THE EXERCISE: Repeat the material verbatim. Images are excluded from the copy.

☆ ☆ ☆

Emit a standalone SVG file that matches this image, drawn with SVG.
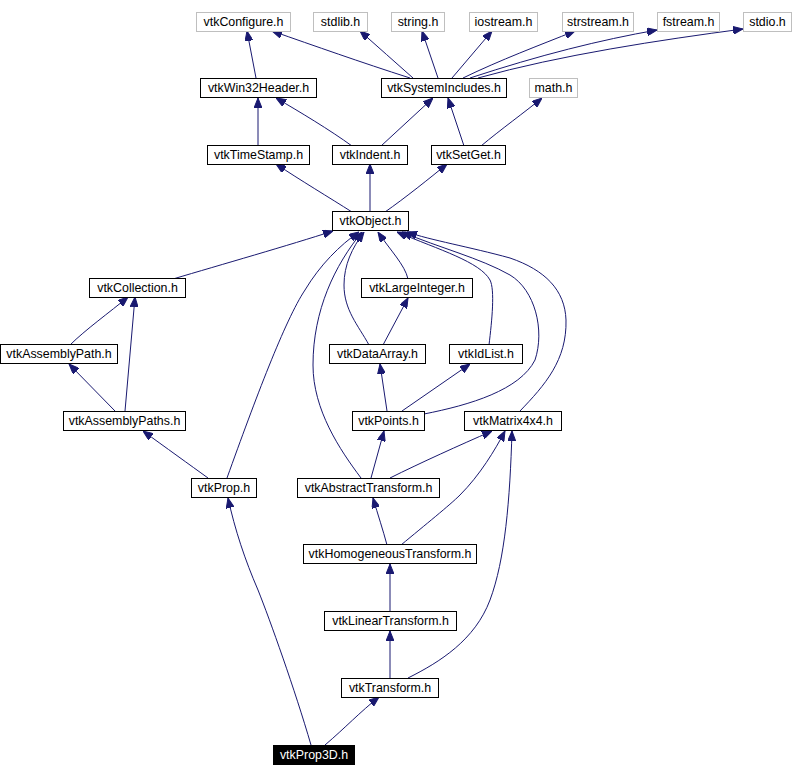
<svg xmlns="http://www.w3.org/2000/svg" width="793" height="776" viewBox="0 0 793 776">
<style>
.n rect{fill:#fff;stroke:#000;stroke-width:1}
.g rect{fill:#fff;stroke:#bfbfbf;stroke-width:1}
.n text,.g text{font-family:"Liberation Sans",Arial,sans-serif;font-size:12.4px;fill:#000;text-anchor:middle}
.r rect{fill:#000;stroke:#000}
.r text{font-family:"Liberation Sans",Arial,sans-serif;font-size:12.4px;fill:#fff;text-anchor:middle}
#edges path{fill:none;stroke:#191970;stroke-width:1;marker-end:url(#a)}
</style>
<defs>
<marker id="a" viewBox="0 0 10 8" refX="10" refY="4" markerWidth="10" markerHeight="8" orient="auto" markerUnits="userSpaceOnUse">
<path d="M0,0 L10,4 L0,8 z" fill="#191970" stroke="#191970"/>
</marker>
</defs>
<rect width="793" height="776" fill="#fff"/>
<g id="edges">
<path d="M256,78 L247,31"/>
<path d="M410,78 C360,62 315,46 272,31"/>
<path d="M413,78 C395,62 378,47 360,31"/>
<path d="M438,78 L422,31"/>
<path d="M452,78 L492,31"/>
<path d="M463,78 C500,60 540,45 575,31"/>
<path d="M470,78 C540,55 600,40 657,30"/>
<path d="M478,78 C560,55 660,40 743,29"/>
<path d="M258,146 L258,98"/>
<path d="M352,146 C330,130 300,112 276,98"/>
<path d="M381,146 L433,98"/>
<path d="M464,146 L448,98"/>
<path d="M481,146 C500,130 525,112 542,98"/>
<path d="M352,212 C330,198 300,180 276,164"/>
<path d="M370,212 L370,164"/>
<path d="M385,212 C405,198 430,178 447,164"/>
<path d="M173,279 C220,265 290,245 333,231"/>
<path d="M70,345 C85,330 110,312 128,297"/>
<path d="M125,411 L135,297"/>
<path d="M115,411 L69,364"/>
<path d="M208,478 C190,465 165,447 143,431"/>
<path d="M227,478 C255,400 285,320 305,290 C320,265 340,245 359,232"/>
<path d="M361,478 C340,450 313,410 313,365 C313,310 335,265 362,232"/>
<path d="M369,345 C358,325 344,310 344,285 C344,265 352,248 364,232"/>
<path d="M408,279 C405,265 390,250 378,232"/>
<path d="M383,345 L408,298"/>
<path d="M489,345 C492,320 495,290 490,280 C480,262 440,250 397,232"/>
<path d="M424,414 C470,405 520,390 535,360 C545,330 535,290 510,275 C480,258 440,248 402,232"/>
<path d="M520,411 C545,385 567,360 566,320 C565,290 545,270 510,258 C470,247 430,240 407,232"/>
<path d="M387,411 L380,364"/>
<path d="M402,411 L470,364"/>
<path d="M371,478 L384,431"/>
<path d="M390,478 C420,463 460,445 492,431"/>
<path d="M387,545 C383,530 378,515 373,498"/>
<path d="M401,545 C425,525 450,505 460,495 C480,475 495,450 505,431"/>
<path d="M390,611 L390,564"/>
<path d="M390,678 L390,631"/>
<path d="M408,678 C440,662 475,640 490,600 C505,560 510,500 512,431"/>
<path d="M325,745 C345,728 360,712 379,697"/>
<path d="M311,745 C295,690 270,620 258,590 C245,560 235,530 228,498"/>
</g>
<g id="vtkConfigure" class="g"><rect x="196.5" y="12.5" width="94" height="19"/><text x="243.5" y="26">vtkConfigure.h</text></g>
<g id="stdlib" class="g"><rect x="313.5" y="12.5" width="54" height="19"/><text x="340.5" y="26">stdlib.h</text></g>
<g id="string" class="g"><rect x="391.5" y="12.5" width="53" height="19"/><text x="418" y="26">string.h</text></g>
<g id="iostream" class="g"><rect x="469.5" y="12.5" width="68" height="19"/><text x="503.5" y="26">iostream.h</text></g>
<g id="strstream" class="g"><rect x="562.5" y="12.5" width="71" height="19"/><text x="598" y="26">strstream.h</text></g>
<g id="fstream" class="g"><rect x="657.5" y="12.5" width="62" height="19"/><text x="688.5" y="26">fstream.h</text></g>
<g id="stdio" class="g"><rect x="743.5" y="12.5" width="48" height="19"/><text x="767.5" y="26">stdio.h</text></g>
<g id="vtkWin32Header" class="n"><rect x="200.5" y="78.5" width="116" height="19"/><text x="258.5" y="92">vtkWin32Header.h</text></g>
<g id="vtkSystemIncludes" class="n"><rect x="381.5" y="78.5" width="125" height="19"/><text x="444" y="92">vtkSystemIncludes.h</text></g>
<g id="math" class="g"><rect x="529.5" y="78.5" width="48" height="19"/><text x="553.5" y="92">math.h</text></g>
<g id="vtkTimeStamp" class="n"><rect x="207.5" y="145.5" width="102" height="19"/><text x="258.5" y="159">vtkTimeStamp.h</text></g>
<g id="vtkIndent" class="n"><rect x="332.5" y="145.5" width="75" height="19"/><text x="370" y="159">vtkIndent.h</text></g>
<g id="vtkSetGet" class="n"><rect x="431.5" y="145.5" width="74" height="19"/><text x="468.5" y="159">vtkSetGet.h</text></g>
<g id="vtkObject" class="n"><rect x="332.5" y="211.5" width="76" height="19"/><text x="370.5" y="225">vtkObject.h</text></g>
<g id="vtkCollection" class="n"><rect x="89.5" y="278.5" width="96" height="19"/><text x="137.5" y="292">vtkCollection.h</text></g>
<g id="vtkLargeInteger" class="n"><rect x="361.5" y="278.5" width="111" height="19"/><text x="417" y="292">vtkLargeInteger.h</text></g>
<g id="vtkAssemblyPath" class="n"><rect x="0.5" y="344.5" width="117" height="19"/><text x="59" y="358">vtkAssemblyPath.h</text></g>
<g id="vtkDataArray" class="n"><rect x="329.5" y="344.5" width="96" height="19"/><text x="377.5" y="358">vtkDataArray.h</text></g>
<g id="vtkIdList" class="n"><rect x="449.5" y="344.5" width="73" height="19"/><text x="486" y="358">vtkIdList.h</text></g>
<g id="vtkAssemblyPaths" class="n"><rect x="63.5" y="411.5" width="122" height="19"/><text x="124.5" y="425">vtkAssemblyPaths.h</text></g>
<g id="vtkPoints" class="n"><rect x="352.5" y="411.5" width="72" height="19"/><text x="388.5" y="425">vtkPoints.h</text></g>
<g id="vtkMatrix4x4" class="n"><rect x="464.5" y="411.5" width="97" height="19"/><text x="513" y="425">vtkMatrix4x4.h</text></g>
<g id="vtkProp" class="n"><rect x="191.5" y="478.5" width="65" height="19"/><text x="224" y="492">vtkProp.h</text></g>
<g id="vtkAbstractTransform" class="n"><rect x="297.5" y="478.5" width="142" height="19"/><text x="368.5" y="492">vtkAbstractTransform.h</text></g>
<g id="vtkHomogeneousTransform" class="n"><rect x="303.5" y="544.5" width="173" height="19"/><text x="390" y="558">vtkHomogeneousTransform.h</text></g>
<g id="vtkLinearTransform" class="n"><rect x="324.5" y="611.5" width="132" height="19"/><text x="390.5" y="625">vtkLinearTransform.h</text></g>
<g id="vtkTransform" class="n"><rect x="341.5" y="678.5" width="97" height="19"/><text x="390" y="692">vtkTransform.h</text></g>
<g id="vtkProp3D" class="r"><rect x="273.5" y="745.5" width="81" height="19"/><text x="314" y="759">vtkProp3D.h</text></g>
</svg>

☆ ☆ ☆

TASK SOLUTION:
Emit a standalone SVG file that matches this image, drawn with SVG.
<svg xmlns="http://www.w3.org/2000/svg" width="793" height="776" viewBox="0 0 793 776">
<style>
.n rect{fill:#fff;stroke:#000;stroke-width:1}
.g rect{fill:#fff;stroke:#bfbfbf;stroke-width:1}
.n text,.g text{font-family:"Liberation Sans",Arial,sans-serif;font-size:12.4px;fill:#000;text-anchor:middle}
.r rect{fill:#000;stroke:#000}
.r text{font-family:"Liberation Sans",Arial,sans-serif;font-size:12.4px;fill:#fff;text-anchor:middle}
#edges path{fill:none;stroke:#191970;stroke-width:1;marker-end:url(#a)}
</style>
<defs>
<marker id="a" viewBox="0 0 10 8" refX="10" refY="4" markerWidth="10" markerHeight="8" orient="auto" markerUnits="userSpaceOnUse">
<path d="M0,0 L10,4 L0,8 z" fill="#191970" stroke="#191970"/>
</marker>
</defs>
<rect width="793" height="776" fill="#fff"/>
<g id="edges">
<path d="M256,78 L247,31"/>
<path d="M410,78 C360,62 315,46 272,31"/>
<path d="M413,78 C395,62 378,47 360,31"/>
<path d="M438,78 L422,31"/>
<path d="M452,78 L492,31"/>
<path d="M463,78 C500,60 540,45 575,31"/>
<path d="M470,78 C540,55 600,40 657,30"/>
<path d="M478,78 C560,55 660,40 743,29"/>
<path d="M258,146 L258,98"/>
<path d="M352,146 C330,130 300,112 276,98"/>
<path d="M381,146 L433,98"/>
<path d="M464,146 L448,98"/>
<path d="M481,146 C500,130 525,112 542,98"/>
<path d="M352,212 C330,198 300,180 276,164"/>
<path d="M370,212 L370,164"/>
<path d="M385,212 C405,198 430,178 447,164"/>
<path d="M173,279 C220,265 290,245 333,231"/>
<path d="M70,345 C85,330 110,312 128,297"/>
<path d="M125,411 L135,297"/>
<path d="M115,411 L69,364"/>
<path d="M208,478 C190,465 165,447 143,431"/>
<path d="M227,478 C255,400 285,320 305,290 C320,265 340,245 359,232"/>
<path d="M361,478 C340,450 313,410 313,365 C313,310 335,265 362,232"/>
<path d="M369,345 C358,325 344,310 344,285 C344,265 352,248 364,232"/>
<path d="M408,279 C405,265 390,250 378,232"/>
<path d="M383,345 L408,298"/>
<path d="M489,345 C492,320 495,290 490,280 C480,262 440,250 397,232"/>
<path d="M424,414 C470,405 520,390 535,360 C545,330 535,290 510,275 C480,258 440,248 402,232"/>
<path d="M520,411 C545,385 567,360 566,320 C565,290 545,270 510,258 C470,247 430,240 407,232"/>
<path d="M387,411 L380,364"/>
<path d="M402,411 L470,364"/>
<path d="M371,478 L384,431"/>
<path d="M390,478 C420,463 460,445 492,431"/>
<path d="M387,545 C383,530 378,515 373,498"/>
<path d="M401,545 C425,525 450,505 460,495 C480,475 495,450 505,431"/>
<path d="M390,611 L390,564"/>
<path d="M390,678 L390,631"/>
<path d="M408,678 C440,662 475,640 490,600 C505,560 510,500 512,431"/>
<path d="M325,745 C345,728 360,712 379,697"/>
<path d="M311,745 C295,690 270,620 258,590 C245,560 235,530 228,498"/>
</g>
<g id="vtkConfigure" class="g"><rect x="196.5" y="12.5" width="94" height="19"/><text x="243.5" y="26">vtkConfigure.h</text></g>
<g id="stdlib" class="g"><rect x="313.5" y="12.5" width="54" height="19"/><text x="340.5" y="26">stdlib.h</text></g>
<g id="string" class="g"><rect x="391.5" y="12.5" width="53" height="19"/><text x="418" y="26">string.h</text></g>
<g id="iostream" class="g"><rect x="469.5" y="12.5" width="68" height="19"/><text x="503.5" y="26">iostream.h</text></g>
<g id="strstream" class="g"><rect x="562.5" y="12.5" width="71" height="19"/><text x="598" y="26">strstream.h</text></g>
<g id="fstream" class="g"><rect x="657.5" y="12.5" width="62" height="19"/><text x="688.5" y="26">fstream.h</text></g>
<g id="stdio" class="g"><rect x="743.5" y="12.5" width="48" height="19"/><text x="767.5" y="26">stdio.h</text></g>
<g id="vtkWin32Header" class="n"><rect x="200.5" y="78.5" width="116" height="19"/><text x="258.5" y="92">vtkWin32Header.h</text></g>
<g id="vtkSystemIncludes" class="n"><rect x="381.5" y="78.5" width="125" height="19"/><text x="444" y="92">vtkSystemIncludes.h</text></g>
<g id="math" class="g"><rect x="529.5" y="78.5" width="48" height="19"/><text x="553.5" y="92">math.h</text></g>
<g id="vtkTimeStamp" class="n"><rect x="207.5" y="145.5" width="102" height="19"/><text x="258.5" y="159">vtkTimeStamp.h</text></g>
<g id="vtkIndent" class="n"><rect x="332.5" y="145.5" width="75" height="19"/><text x="370" y="159">vtkIndent.h</text></g>
<g id="vtkSetGet" class="n"><rect x="431.5" y="145.5" width="74" height="19"/><text x="468.5" y="159">vtkSetGet.h</text></g>
<g id="vtkObject" class="n"><rect x="332.5" y="211.5" width="76" height="19"/><text x="370.5" y="225">vtkObject.h</text></g>
<g id="vtkCollection" class="n"><rect x="89.5" y="278.5" width="96" height="19"/><text x="137.5" y="292">vtkCollection.h</text></g>
<g id="vtkLargeInteger" class="n"><rect x="361.5" y="278.5" width="111" height="19"/><text x="417" y="292">vtkLargeInteger.h</text></g>
<g id="vtkAssemblyPath" class="n"><rect x="0.5" y="344.5" width="117" height="19"/><text x="59" y="358">vtkAssemblyPath.h</text></g>
<g id="vtkDataArray" class="n"><rect x="329.5" y="344.5" width="96" height="19"/><text x="377.5" y="358">vtkDataArray.h</text></g>
<g id="vtkIdList" class="n"><rect x="449.5" y="344.5" width="73" height="19"/><text x="486" y="358">vtkIdList.h</text></g>
<g id="vtkAssemblyPaths" class="n"><rect x="63.5" y="411.5" width="122" height="19"/><text x="124.5" y="425">vtkAssemblyPaths.h</text></g>
<g id="vtkPoints" class="n"><rect x="352.5" y="411.5" width="72" height="19"/><text x="388.5" y="425">vtkPoints.h</text></g>
<g id="vtkMatrix4x4" class="n"><rect x="464.5" y="411.5" width="97" height="19"/><text x="513" y="425">vtkMatrix4x4.h</text></g>
<g id="vtkProp" class="n"><rect x="191.5" y="478.5" width="65" height="19"/><text x="224" y="492">vtkProp.h</text></g>
<g id="vtkAbstractTransform" class="n"><rect x="297.5" y="478.5" width="142" height="19"/><text x="368.5" y="492">vtkAbstractTransform.h</text></g>
<g id="vtkHomogeneousTransform" class="n"><rect x="303.5" y="544.5" width="173" height="19"/><text x="390" y="558">vtkHomogeneousTransform.h</text></g>
<g id="vtkLinearTransform" class="n"><rect x="324.5" y="611.5" width="132" height="19"/><text x="390.5" y="625">vtkLinearTransform.h</text></g>
<g id="vtkTransform" class="n"><rect x="341.5" y="678.5" width="97" height="19"/><text x="390" y="692">vtkTransform.h</text></g>
<g id="vtkProp3D" class="r"><rect x="273.5" y="745.5" width="81" height="19"/><text x="314" y="759">vtkProp3D.h</text></g>
</svg>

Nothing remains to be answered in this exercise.